Task goal » Reproduce the listing below exactly, beginning with its first line and ending with the line that holds "const dikhanYTicks = [0, 0.5, 1.0, 1.5, 2.0];"; pictures are not part of the copy.
----- Data segment -----
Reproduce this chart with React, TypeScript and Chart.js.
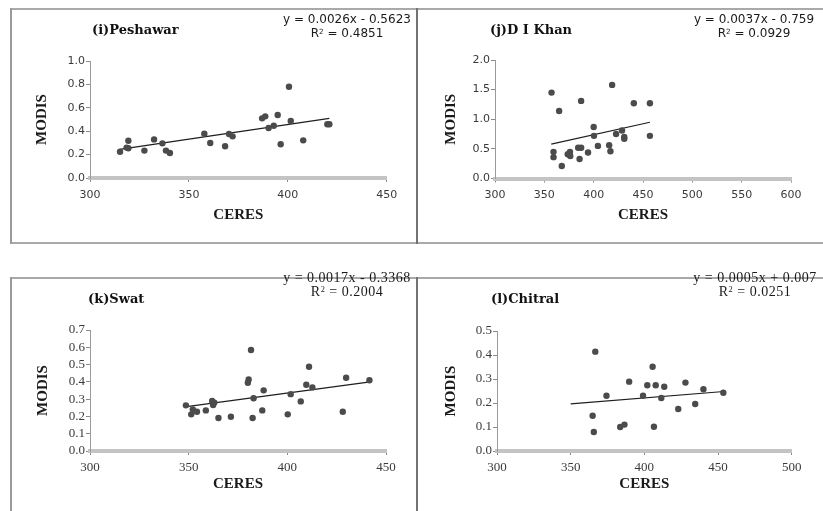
import React, { useEffect, useRef } from "react";
import { Chart, registerables } from "chart.js";

Chart.register(...registerables);

// ---------- DATA ----------
// (i) Peshawar
const peshawarX = [315.2, 319.4, 319.4, 318.5, 327.5, 332.4, 336.6, 338.4, 340.4, 357.8, 360.8, 368.3, 370.3, 372.1, 387, 388.6, 394.9, 390.3, 392.9, 396.4, 400.6, 401.5, 407.8, 420, 421];
const peshawarY = [0.225, 0.319, 0.254, 0.26, 0.234, 0.33, 0.296, 0.234, 0.214, 0.379, 0.299, 0.271, 0.376, 0.356, 0.51, 0.527, 0.538, 0.427, 0.447, 0.288, 0.78, 0.487, 0.322, 0.459, 0.459];
const peshawarTrendX = [315, 421];
const peshawarTrendY = [0.245, 0.51];
const peshawarXTicks = [300, 350, 400, 450];
const peshawarYTicks = [0, 0.2, 0.4, 0.6, 0.8, 1.0];

// (j) D I Khan
const dikhanX = [357.3, 365, 387.3, 418.7, 440.7, 457, 400, 359.3, 359.3, 367.7, 373.7, 376, 376.3, 384.3, 387.3, 385.7, 394.3, 400.3, 404.3, 415.7, 417, 422.7, 428.7, 431, 431, 457];
const dikhanY = [1.45, 1.14, 1.31, 1.58, 1.27, 1.27, 0.87, 0.45, 0.36, 0.21, 0.41, 0.45, 0.38, 0.52, 0.52, 0.33, 0.44, 0.72, 0.55, 0.56, 0.46, 0.75, 0.81, 0.7, 0.67, 0.72];
const dikhanTrendX = [357, 457];
const dikhanTrendY = [0.58, 0.95];
const dikhanXTicks = [300, 350, 400, 450, 500, 550, 600];
const dikhanYTicks = [0, 0.5, 1.0, 1.5, 2.0];

// (k) Swat
const swatX = [348.6, 351.3, 352.1, 354.2, 358.7, 361.9, 362.4, 363, 365.1, 371.4, 381.6, 380.4, 380, 382.9, 382.4, 388, 387.3, 400.2, 401.7, 406.8, 409.6, 411, 412.7, 428.1, 429.8, 441.6];
const swatY = [0.264, 0.212, 0.241, 0.227, 0.235, 0.289, 0.266, 0.28, 0.191, 0.198, 0.584, 0.414, 0.395, 0.305, 0.191, 0.351, 0.235, 0.212, 0.329, 0.287, 0.383, 0.487, 0.368, 0.227, 0.424, 0.409];
const swatTrendX = [349, 442];
const swatTrendY = [0.257, 0.4];
const swatXTicks = [300, 350, 400, 450];
const swatYTicks = [0, 0.1, 0.2, 0.3, 0.4, 0.5, 0.6, 0.7];

// (l) Chitral
const chitralX = [366.7, 364.9, 365.7, 374.3, 383.6, 386.5, 389.7, 399.1, 402, 405.6, 406.5, 407.7, 413.5, 411.5, 423, 427.9, 434.5, 440.1, 453.6];
const chitralY = [0.414, 0.147, 0.079, 0.23, 0.1, 0.11, 0.289, 0.23, 0.274, 0.351, 0.101, 0.274, 0.268, 0.221, 0.175, 0.285, 0.196, 0.257, 0.243];
const chitralTrendX = [350, 454];
const chitralTrendY = [0.196, 0.248];
const chitralXTicks = [300, 350, 400, 450, 500];
const chitralYTicks = [0, 0.1, 0.2, 0.3, 0.4, 0.5];

const xTitle = "CERES";
const yTitle = "MODIS";

type PanelProps = {
  left: number;
  top: number;
  w: number;
  h: number;
  area: { l: number; t: number; r: number; b: number };
  xs: number[];
  ys: number[];
  tx: number[];
  ty: number[];
  xTicks: number[];
  yTicks: number[];
  tickFont: { family: string; size: number };
  xTickPad: number;
  yTitleX: number;
  xTitleY: number;
};

function ScatterPanel(p: PanelProps) {
  const ref = useRef<HTMLCanvasElement | null>(null);
  useEffect(() => {
    if (!ref.current) return;
    const pts = p.xs.map((x, i) => ({ x, y: p.ys[i] }));
    const trend = p.tx.map((x, i) => ({ x, y: p.ty[i] }));
    const titleFont = { family: "Liberation Serif", size: 15, weight: "bold" as const };
    const lh = 15 * 1.2;
    const chart = new Chart(ref.current, {
      type: "scatter",
      data: {
        datasets: [
          {
            data: pts,
            backgroundColor: "#4b4b4b",
            borderWidth: 0,
            pointRadius: 3.2,
            pointHoverRadius: 3.2,
          },
          {
            data: trend,
            showLine: true,
            borderColor: "#1e1e1e",
            borderWidth: 1.2,
            pointRadius: 0,
            fill: false,
          },
        ],
      },
      options: {
        responsive: false,
        animation: false,
        events: [],
        layout: {
          padding: { left: 0, top: p.area.t, right: p.w - p.area.r, bottom: 0 },
        },
        plugins: { legend: { display: false }, tooltip: { enabled: false } },
        scales: {
          x: {
            type: "linear",
            min: p.xTicks[0],
            max: p.xTicks[p.xTicks.length - 1],
            afterBuildTicks: (s: any) => {
              s.ticks = p.xTicks.map((v) => ({ value: v }));
            },
            afterFit: (s: any) => {
              s.height = p.h - p.area.b;
            },
            border: { display: true, color: "#c4c4c4", width: 4 },
            grid: {
              display: true,
              drawOnChartArea: false,
              drawTicks: true,
              tickLength: 4,
              tickColor: "#8a8a8a",
              tickWidth: 1,
            },
            ticks: {
              color: "#3a3a3a",
              font: p.tickFont,
              padding: p.xTickPad,
              maxRotation: 0,
              autoSkip: false,
              callback: (v: any) => String(v),
            },
            title: {
              display: true,
              text: xTitle,
              color: "#1a1a1a",
              font: titleFont,
              padding: { top: 0, bottom: p.h - p.xTitleY - lh / 2 },
            },
          },
          y: {
            type: "linear",
            min: p.yTicks[0],
            max: p.yTicks[p.yTicks.length - 1],
            afterBuildTicks: (s: any) => {
              s.ticks = p.yTicks.map((v) => ({ value: v }));
            },
            afterFit: (s: any) => {
              s.width = p.area.l;
            },
            border: { display: true, color: "#9a9a9a", width: 1 },
            grid: {
              display: true,
              drawOnChartArea: false,
              drawTicks: true,
              tickLength: 4,
              tickColor: "#8a8a8a",
              tickWidth: 1,
            },
            ticks: {
              color: "#3a3a3a",
              font: p.tickFont,
              padding: 1,
              autoSkip: false,
              callback: (v: any) => Number(v).toFixed(1),
            },
            title: {
              display: true,
              text: yTitle,
              color: "#1a1a1a",
              font: titleFont,
              padding: { top: p.yTitleX - lh / 2, bottom: 0 },
            },
          },
        },
      },
    });
    return () => chart.destroy();
  }, []);
  return (
    <canvas
      ref={ref}
      width={p.w}
      height={p.h}
      style={{ position: "absolute", left: p.left, top: p.top, width: p.w, height: p.h }}
    />
  );
}

function Label(props: { x: number; y: number; text: string; font: string }) {
  return (
    <div
      style={{
        position: "absolute",
        left: props.x,
        top: props.y,
        transform: "translateY(-50%)",
        font: props.font,
        color: "#111",
        whiteSpace: "nowrap",
        lineHeight: "1",
      }}
    >
      {props.text}
    </div>
  );
}

function Equation(props: { cx: number; y: number; line1: string; r2: string; font: string; ls?: number }) {
  return (
    <div
      style={{
        position: "absolute",
        left: props.cx,
        top: props.y - 7,
        transform: "translateX(-50%)",
        font: props.font,
        color: "#1a1a1a",
        textAlign: "center",
        whiteSpace: "nowrap",
        lineHeight: "13.5px",
        letterSpacing: (props.ls || 0) + "px",
      }}
    >
      <div>{props.line1}</div>
      <div>
        R<sup style={{ fontSize: "0.6em", verticalAlign: "0.45em", lineHeight: 0 }}>2</sup> = {props.r2}
      </div>
    </div>
  );
}

const line = (l: number, t: number, w: number, h: number, c: string) => (
  <div style={{ position: "absolute", left: l, top: t, width: w, height: h, background: c }} />
);

export default function App() {
  const sansTick = { family: "DejaVu Sans", size: 11 };
  const serifTick = { family: "Liberation Serif", size: 13 };
  return (
    <div
      style={{
        position: "absolute",
        left: 0,
        top: 0,
        width: 823,
        height: 511,
        background: "#fff",
        overflow: "hidden",
      }}
    >
      <ScatterPanel
        left={11} top={9} w={406} h={234}
        area={{ l: 79, t: 52, r: 375.7, b: 169 }}
        xs={peshawarX} ys={peshawarY} tx={peshawarTrendX} ty={peshawarTrendY}
        xTicks={peshawarXTicks} yTicks={peshawarYTicks}
        tickFont={sansTick} xTickPad={6.4} yTitleX={31.5} xTitleY={206.5}
      />
      <ScatterPanel
        left={417} top={9} w={406} h={234}
        area={{ l: 78, t: 51, r: 374, b: 169.5 }}
        xs={dikhanX} ys={dikhanY} tx={dikhanTrendX} ty={dikhanTrendY}
        xTicks={dikhanXTicks} yTicks={dikhanYTicks}
        tickFont={sansTick} xTickPad={6.4} yTitleX={33.7} xTitleY={206.5}
      />
      <ScatterPanel
        left={11} top={278} w={406} h={233}
        area={{ l: 79, t: 52, r: 375, b: 173 }}
        xs={swatX} ys={swatY} tx={swatTrendX} ty={swatTrendY}
        xTicks={swatXTicks} yTicks={swatYTicks}
        tickFont={serifTick} xTickPad={5.2} yTitleX={31.7} xTitleY={206}
      />
      <ScatterPanel
        left={417} top={278} w={406} h={233}
        area={{ l: 80, t: 53, r: 374.7, b: 173 }}
        xs={chitralX} ys={chitralY} tx={chitralTrendX} ty={chitralTrendY}
        xTicks={chitralXTicks} yTicks={chitralYTicks}
        tickFont={serifTick} xTickPad={5.2} yTitleX={33.7} xTitleY={206}
      />

      {/* panel frames */}
      {line(10, 8, 813, 2, "#a9a9a9")}
      {line(10, 242, 813, 2, "#a9a9a9")}
      {line(10, 8, 2, 236, "#9a9a9a")}
      {line(416, 8, 2, 236, "#727272")}
      {line(10, 277, 813, 2, "#a9a9a9")}
      {line(10, 277, 2, 234, "#9a9a9a")}
      {line(416, 277, 2, 234, "#727272")}

      {/* panel titles */}
      <Label x={92} y={29} text="(i)Peshawar" font="bold 13px 'DejaVu Serif'" />
      <Label x={490} y={29} text="(j)D I Khan" font="bold 13px 'DejaVu Serif'" />
      <Label x={88} y={298} text="(k)Swat" font="bold 13px 'DejaVu Serif'" />
      <Label x={491} y={298} text="(l)Chitral" font="bold 13px 'DejaVu Serif'" />

      {/* regression equations */}
      <Equation cx={347} y={20} line1="y = 0.0026x - 0.5623" r2="0.4851" font="12px 'DejaVu Sans'" />
      <Equation cx={754} y={20} line1="y = 0.0037x - 0.759" r2="0.0929" font="12px 'DejaVu Sans'" />
      <Equation cx={347} y={278} line1="y = 0.0017x - 0.3368" r2="0.2004" font="14px 'Liberation Serif'" ls={0.5} />
      <Equation cx={755} y={278} line1="y = 0.0005x + 0.007" r2="0.0251" font="14px 'Liberation Serif'" ls={0.5} />
    </div>
  );
}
-----
Exercise answer »
Reproduce this chart with React, TypeScript and Chart.js.
import React, { useEffect, useRef } from "react";
import { Chart, registerables } from "chart.js";

Chart.register(...registerables);

// ---------- DATA ----------
// (i) Peshawar
const peshawarX = [315.2, 319.4, 319.4, 318.5, 327.5, 332.4, 336.6, 338.4, 340.4, 357.8, 360.8, 368.3, 370.3, 372.1, 387, 388.6, 394.9, 390.3, 392.9, 396.4, 400.6, 401.5, 407.8, 420, 421];
const peshawarY = [0.225, 0.319, 0.254, 0.26, 0.234, 0.33, 0.296, 0.234, 0.214, 0.379, 0.299, 0.271, 0.376, 0.356, 0.51, 0.527, 0.538, 0.427, 0.447, 0.288, 0.78, 0.487, 0.322, 0.459, 0.459];
const peshawarTrendX = [315, 421];
const peshawarTrendY = [0.245, 0.51];
const peshawarXTicks = [300, 350, 400, 450];
const peshawarYTicks = [0, 0.2, 0.4, 0.6, 0.8, 1.0];

// (j) D I Khan
const dikhanX = [357.3, 365, 387.3, 418.7, 440.7, 457, 400, 359.3, 359.3, 367.7, 373.7, 376, 376.3, 384.3, 387.3, 385.7, 394.3, 400.3, 404.3, 415.7, 417, 422.7, 428.7, 431, 431, 457];
const dikhanY = [1.45, 1.14, 1.31, 1.58, 1.27, 1.27, 0.87, 0.45, 0.36, 0.21, 0.41, 0.45, 0.38, 0.52, 0.52, 0.33, 0.44, 0.72, 0.55, 0.56, 0.46, 0.75, 0.81, 0.7, 0.67, 0.72];
const dikhanTrendX = [357, 457];
const dikhanTrendY = [0.58, 0.95];
const dikhanXTicks = [300, 350, 400, 450, 500, 550, 600];
const dikhanYTicks = [0, 0.5, 1.0, 1.5, 2.0];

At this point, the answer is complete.